Each member shall be entitled to vote at any Meeting of the Group and shall be entitled to submit nominations at the Annual General Meeting for:-

  1. The election of Officers and Group members;
  2. Representation on the Committee.

In the case of an equality of votes the Chairman shall have a second or casting vote.

MEETINGS

  1. Special Meetings – within fourteen days of receiving a request in writing from any five members the General Secretary shall summon a Special Meeting of which not less than fourteen days’ notice shall be given to each member specifying the business to be transacted.
    The quorum for a special meeting shall be one third of the listed membership.

  2. Annual General Meetings – the A.G.M. of the Group, of which at least 21 days notice shall be given to all members by the General Secretary, shall be held in the month of November. The business of the A.G.M. shall be to receive and adopt by a vote a report from the Committee, to receive the annual accounts, to appoint Auditors and to further consider any proposal of which due notice shall be given. The business shall also include the election of Officers and members of the Group Committee as may be required, all of whom shall be nominated, seconded and voted for as individuals.

    One third of the listed Membership shall form a quorum for the A.G.M.

  3. Meetings of the Group Committee – these shall be held at least three times a year:
  4. To review content and publication of intended yearly competition.
  5. To prepare a time line for judging and announcing of results of the competition.
  6. To consider the competition, as a whole, in retrospect and to prepare for annual award ceremony
  7. General Meetings – these shall be held at the discretion of the Committee.

  1. ACCOUNTS

All funds and assets in the possession of the Group shall be held, paid and applied as the Committee of may direct in the furtherance of the objectives of the Group and, pending such direction, all funds shall be held in a separate bank account in the name of the Group with such bankers as the Committee may, from time to time, direct.

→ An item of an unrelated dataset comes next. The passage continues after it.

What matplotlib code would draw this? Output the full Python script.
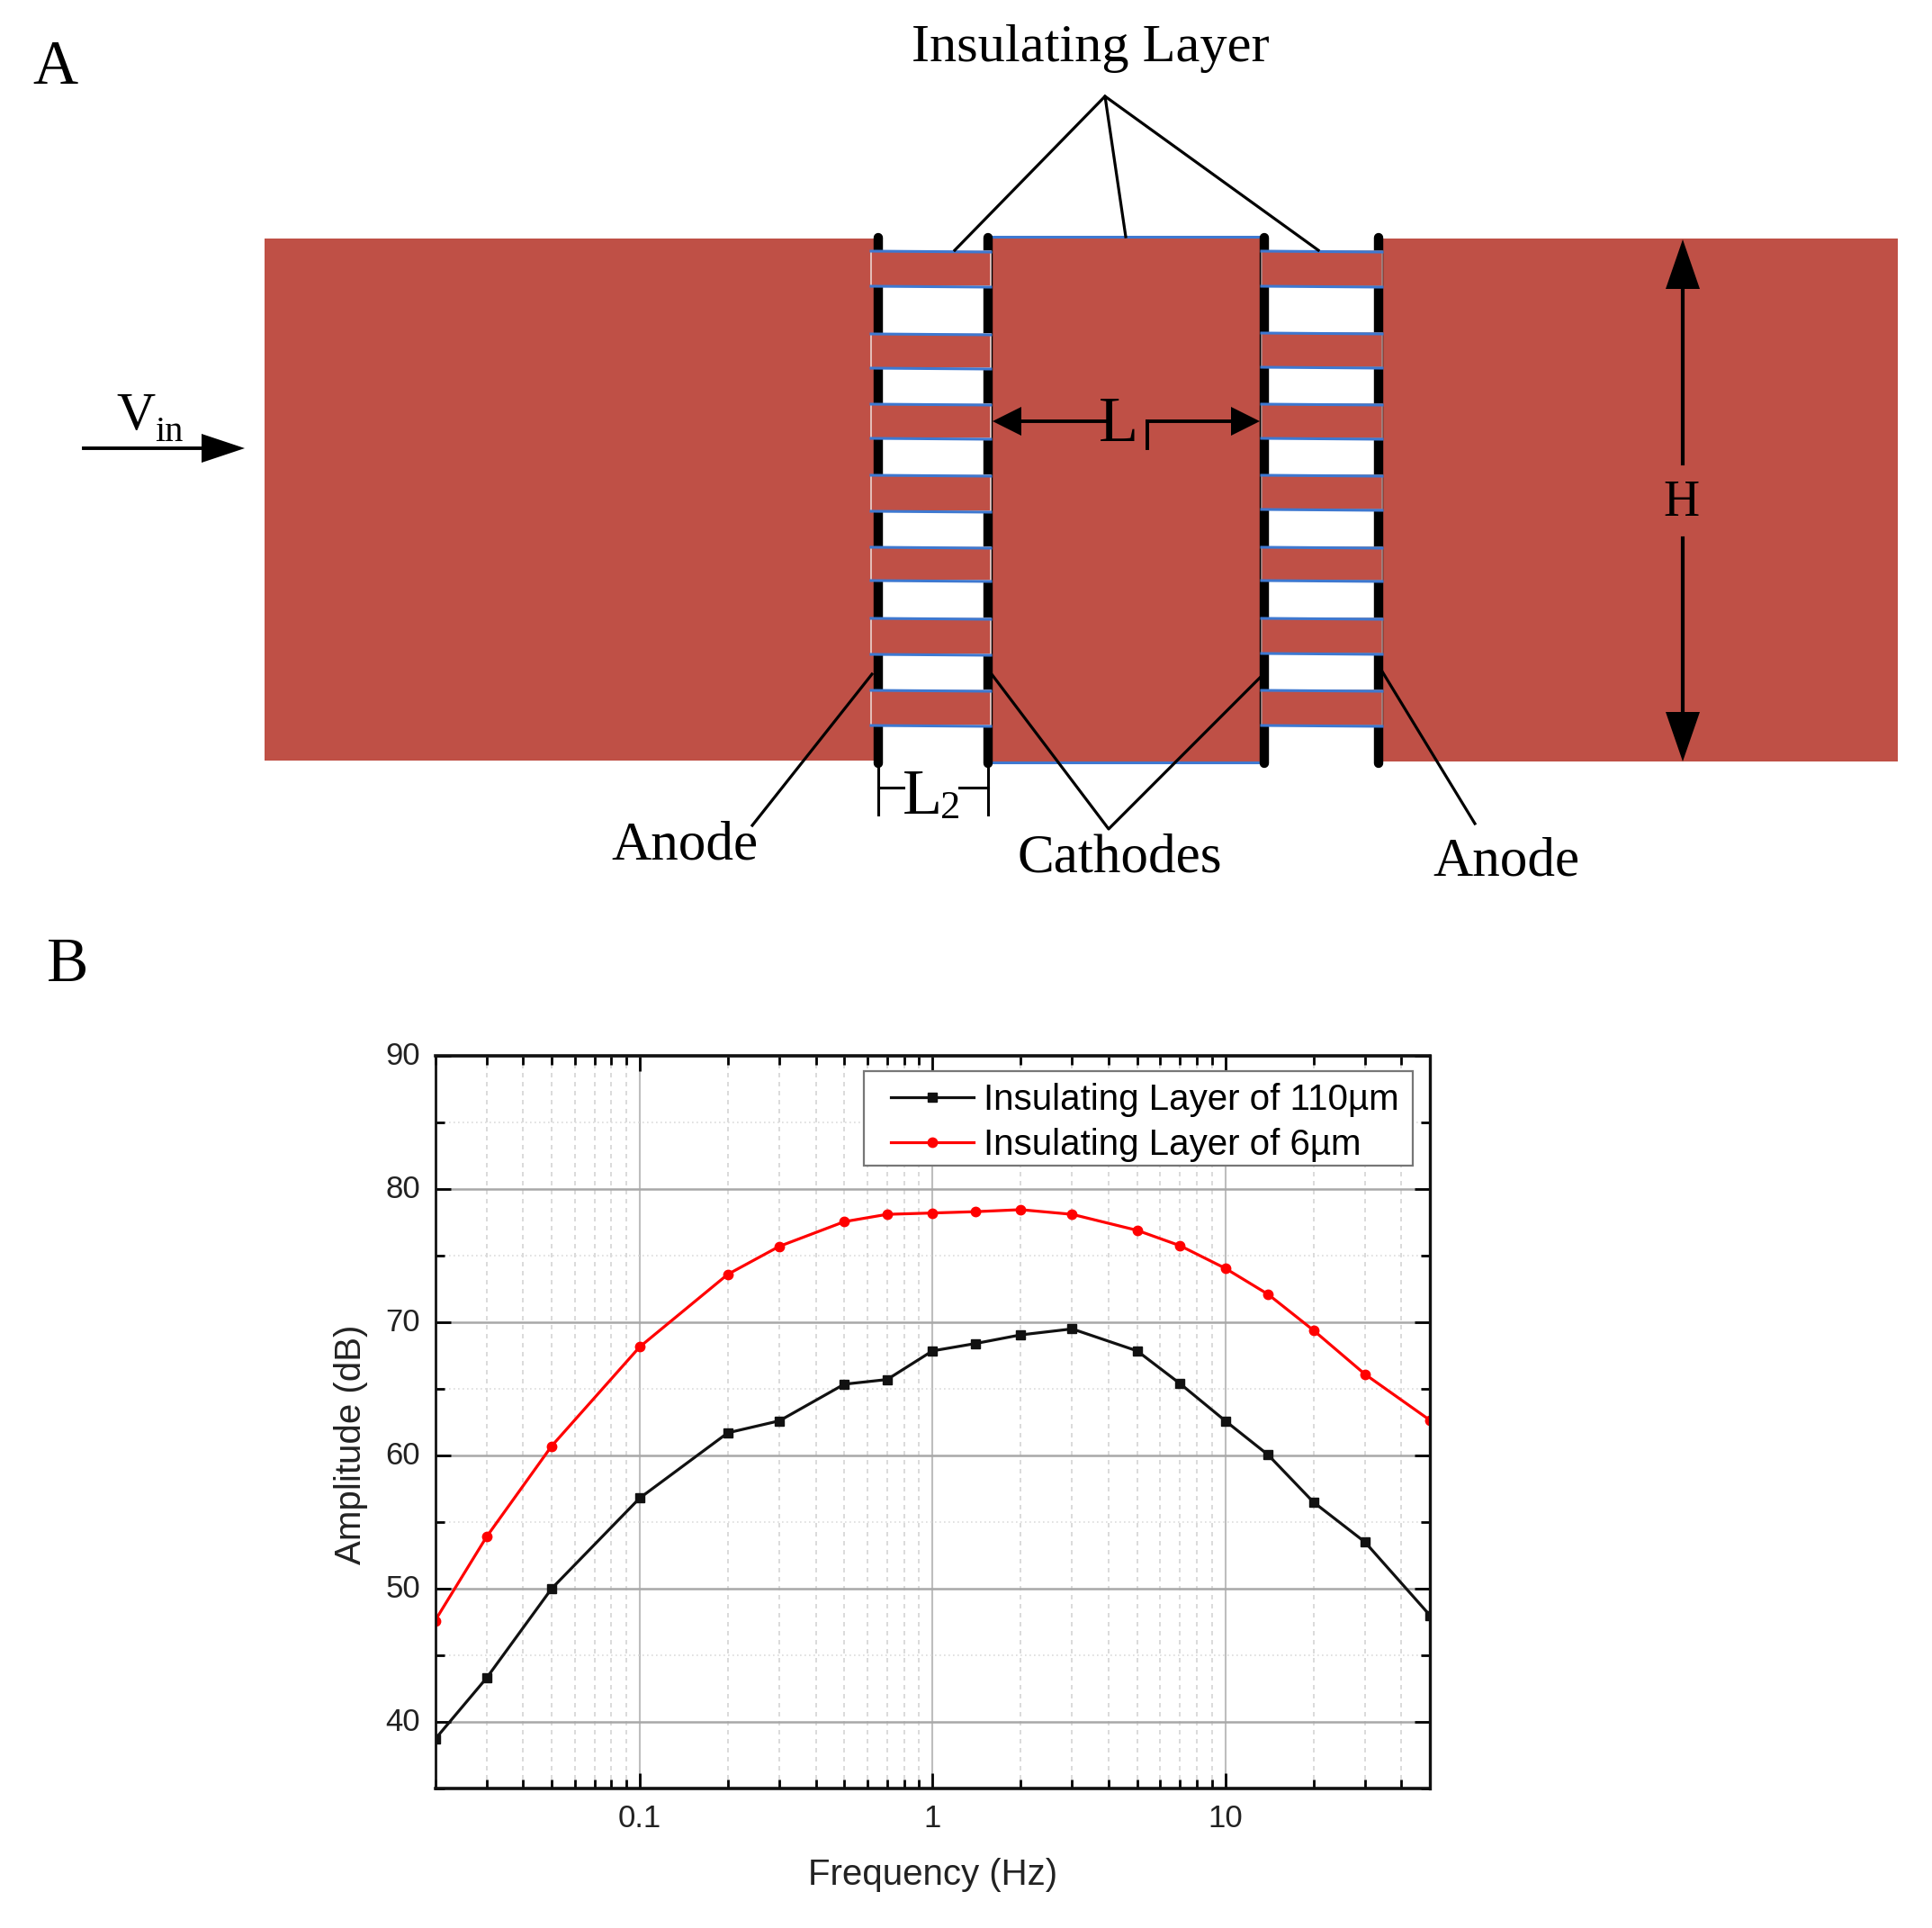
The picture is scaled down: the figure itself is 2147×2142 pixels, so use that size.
import matplotlib
matplotlib.use("Agg")
import matplotlib.pyplot as plt
from matplotlib.patches import Rectangle, Polygon
from matplotlib.ticker import LogLocator, FixedLocator, NullFormatter, FixedFormatter
from matplotlib.transforms import ScaledTranslation

W, H = 2147, 2142
frequency = [0.02, 0.03, 0.05, 0.1, 0.2, 0.3, 0.5, 0.7, 1, 1.4, 2, 3, 5, 7, 10, 14, 20, 30, 50]
amp_110 = [38.7, 43.3, 50.0, 56.8, 61.7, 62.6, 65.35, 65.7, 67.85, 68.4, 69.05, 69.5, 67.85, 65.4, 62.6, 60.05, 56.5, 53.5, 48.0]
amp_6 = [47.6, 53.9, 60.7, 68.15, 73.6, 75.7, 77.55, 78.1, 78.2, 78.3, 78.45, 78.1, 76.9, 75.75, 74.05, 72.1, 69.4, 66.1, 62.65]
x_tick_vals = [0.1, 1, 10]
x_tick_labels = ["0.1", "1", "10"]
y_tick_vals = [40, 50, 60, 70, 80, 90]
y_minor_vals = [35, 45, 55, 65, 75, 85]
label_110 = "Insulating Layer of 110µm"
label_6 = "Insulating Layer of 6µm"

left_bars = [(279, 318), (371, 409), (449, 487), (528, 568), (608, 645), (687, 727), (767, 806)]
right_bars = [(279, 318), (370, 408), (449, 487), (528, 566), (608, 645), (687, 726), (767, 806)]
rod_x = [976, 1098, 1405, 1532]
callouts = [
    [(1061, 278), (1228, 107), (1251, 263)], [(1228, 107), (1465, 278)],
    [(836, 917), (969, 749)], [(1102, 749), (1232, 921), (1403, 750)], [(1639, 915), (1536, 746)],
]

RED, BLUE = "#BF5046", "#3E78D0"
SERIF, SANS = "Liberation Serif", "Liberation Sans"

fig = plt.figure(figsize=(W / 100, H / 100), dpi=100, facecolor="white")
d = fig.add_axes([0, 0, 1, 1], zorder=0)
d.set_xlim(0, W); d.set_ylim(H, 0); d.axis("off")

for x0, x1, y0, y1 in [(294, 972, 265, 845), (1537, 2109, 265, 846), (1100, 1404, 263, 847)]:
    d.add_patch(Rectangle((x0, y0), x1 - x0, y1 - y0, fc=RED, ec="none", zorder=1))
for y in (263, 847):
    d.plot([1102, 1404], [y, y], color=BLUE, lw=2.2, zorder=2)
for x in rod_x:
    d.plot([x, x], [264, 848], color="black", lw=7.5, solid_capstyle="round", zorder=2)
for bars, x0, x1, side in [(left_bars, 968, 1101, "#EBD2D0"), (right_bars, 1402, 1536, "#A88A88")]:
    for y0, y1 in bars:
        d.add_patch(Rectangle((x0, y0), x1 - x0, y1 - y0, fc=RED, ec=side, lw=1.2, zorder=3))
        d.plot([x0, x1], [y0, y0 + 1], color=BLUE, lw=2.2, zorder=4)
        d.plot([x0, x1], [y1, y1 + 1], color=BLUE, lw=2.2, zorder=4)

for pts in callouts:
    d.plot([p[0] for p in pts], [p[1] for p in pts], color="black", lw=2.3, zorder=5)

def arrow(p0, p1, head=46, half=15, lw=2.8):
    dx, dy = p1[0] - p0[0], p1[1] - p0[1]
    n = (dx ** 2 + dy ** 2) ** 0.5
    ux, uy = dx / n, dy / n
    bx, by = p1[0] - ux * head, p1[1] - uy * head
    d.plot([p0[0], bx], [p0[1], by], color="black", lw=lw, zorder=6)
    d.add_patch(Polygon([p1, (bx - uy * half, by + ux * half), (bx + uy * half, by - ux * half)], fc="black", ec="none", zorder=6))

arrow((93, 498), (272, 498), head=48, half=16)
arrow((1230, 468), (1103, 468), head=32, half=16)
arrow((1275, 468), (1400, 468), head=32, half=16)
arrow((1870, 515), (1870, 266), head=55, half=19, lw=3)
arrow((1870, 598), (1870, 846), head=55, half=19, lw=3)
d.plot([1275, 1275], [468, 498], color="black", lw=2.8, zorder=6)
for x in (976, 1098):
    d.plot([x, x], [852, 905], color="black", lw=2.2, zorder=5)
d.plot([976, 1004], [875, 875], color="black", lw=2.2, zorder=5)
d.plot([1066, 1098], [875, 875], color="black", lw=2.2, zorder=5)

def t(x, y, s, size=42, **kw):
    d.text(x, y, s, family=SERIF, fontsize=size, ha="center", va="center", color="black", zorder=7, **kw)

t(61, 76, "A", 50)
t(75, 1073, "B", 50)
t(1212, 54, "Insulating Layer", 43.5)
t(151, 463, "V", 43)
t(188, 480, "in", 29)
t(1243, 472, "L", 52)
t(1868, 559, "H", 40)
t(1025, 886, "L", 52)
t(1056, 898, "2", 32)
t(761, 940, "Anode", 44)
t(1244, 954, "Cathodes", 44)
t(1674, 958, "Anode", 44)

ax = fig.add_axes([483.5 / W, 1 - 1987 / H, (1589 - 483.5) / W, (1987 - 1173) / H], zorder=2)
ax.patch.set_alpha(0)
ax.set_xscale("log")
ax.set_xlim(0.02, 50)
ax.set_ylim(35, 90)
ax.xaxis.set_major_locator(FixedLocator(x_tick_vals))
ax.xaxis.set_major_formatter(FixedFormatter(x_tick_labels))
ax.xaxis.set_minor_locator(LogLocator(base=10, subs=range(2, 10), numticks=12))
ax.xaxis.set_minor_formatter(NullFormatter())
ax.yaxis.set_major_locator(FixedLocator(y_tick_vals))
ax.yaxis.set_minor_locator(FixedLocator(y_minor_vals))
ax.tick_params(which="major", direction="in", length=12.5, width=2, top=True, right=True, labelsize=25, pad=12)
ax.tick_params(which="minor", direction="in", length=7, width=2, top=True, right=True)
for lab in ax.get_xticklabels() + ax.get_yticklabels():
    lab.set_family(SANS); lab.set_color("#222222")
up = ScaledTranslation(0, 3 / 100, fig.dpi_scale_trans)
for lab in ax.get_yticklabels():
    lab.set_transform(lab.get_transform() + up)
ax.grid(True, which="major", axis="y", color="#A8A8A8", lw=1.8)
ax.grid(True, which="major", axis="x", color="#BEBEBE", lw=1.5)
ax.grid(True, which="minor", axis="x", color="#D4D4D4", lw=1.2, ls=(0, (3, 3)))
ax.grid(True, which="minor", axis="y", color="#DDDDDD", lw=1.2, ls=(0, (1, 2)))
ax.set_axisbelow(True)
for s, w in [("top", 2.6), ("bottom", 2.6), ("left", 2), ("right", 2.4)]:
    ax.spines[s].set_linewidth(w); ax.spines[s].set_color("#111111")
ax.plot(frequency, amp_110, "-s", color="#111111", lw=2.3, ms=6.5, label=label_110)
ax.plot(frequency, amp_6, "-o", color="#FF0000", lw=2.3, ms=7.5, label=label_6)
ax.set_xlabel("Frequency (Hz)", family=SANS, fontsize=29, color="#222222", labelpad=20)
ax.set_ylabel("Amplitude (dB)", family=SANS, fontsize=29, color="#222222")
ax.yaxis.set_label_coords(-0.067, 0.47)

ax_w, ax_h = 1589 - 483.5, 1987 - 1173
ax.add_patch(Rectangle(((960 - 483.5) / ax_w, 1 - (1295 - 1173) / ax_h), (1570 - 960) / ax_w, (1295 - 1190) / ax_h,
                       transform=ax.transAxes, fc="white", ec="#777777", lw=1.6, zorder=4.5))
leg = ax.legend(loc="center left", bbox_to_anchor=((982 - 483.5) / ax_w, 1 - (1247 - 1173) / ax_h),
                bbox_transform=ax.transAxes, borderaxespad=0, frameon=False,
                prop={"family": SANS, "size": 29}, handlelength=2.28,
                handletextpad=0.27, labelspacing=0.3, borderpad=0.2)
fig.savefig("out.png", dpi=100)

All cheques drawn on such bankers shall be signed by any two of the following:- Chairman, Secretary or Treasurer. All documents requiring endorsement shall be sufficiently endorsed if signed by any one of them.

  1. GROUP COMMITTEE: -   POWERS AND DUTIES

The Group Committee shall have the general management and direction of the funds and affairs of the Group, and in particular, (but without prejudice to the generality of the foregoing)

  1. May nominate any of its members to serve on another body.
  2. May pay the whole or any part of a reasonable out-of-pocket expense of any member in or about the execution of any of his/her functions and duties on behalf of the Group.
  3. iii. May make, and from time to time, vary rules not inconsistent with this Constitution.
  4. May fill casual vacancies from time to time in its membership.
  5. The Group Committee shall have power to appoint sub-committees and working groups.

AUDITORS

An auditor, who need not be a member of the Group, shall be elected at the A.G.M.

 

  1. AMENDMENTS

Amendments to this constitution shall receive the assent of two-thirds of the listed membership and voting at an Annual General Meeting or a Special Meeting. A resolution for the alteration of the constitution must be received by the Secretary of the Group at least 21 days before the meeting at which the resolution is to be brought forward. At least fourteen days’ notice of such a meeting must be given by the General Secretary to the membership and must include notice of the alteration proposed. Provided that no alteration to Clause 2 (Aims and Objectives)

  1. NOTICES
    Notices to members shall be deemed sufficiently served if sent by ordinary prepaid post or     E-mail to the address of the member registered on his/her membership form.

  2. DISSOLUTION

The Group may be dissolved by a resolution passed by two thirds majority of those present and voting at a Special Meeting convened for the purpose of which 21 days’ notice shall have been given to the members.

Any asset held by, or in the name of the Group, provided that any property remains after the satisfaction of all debts and liabilities, such property shall not be paid to or distributed among the members of the Group, but shall be given or transferred to a nominated charity of the Groups Choice.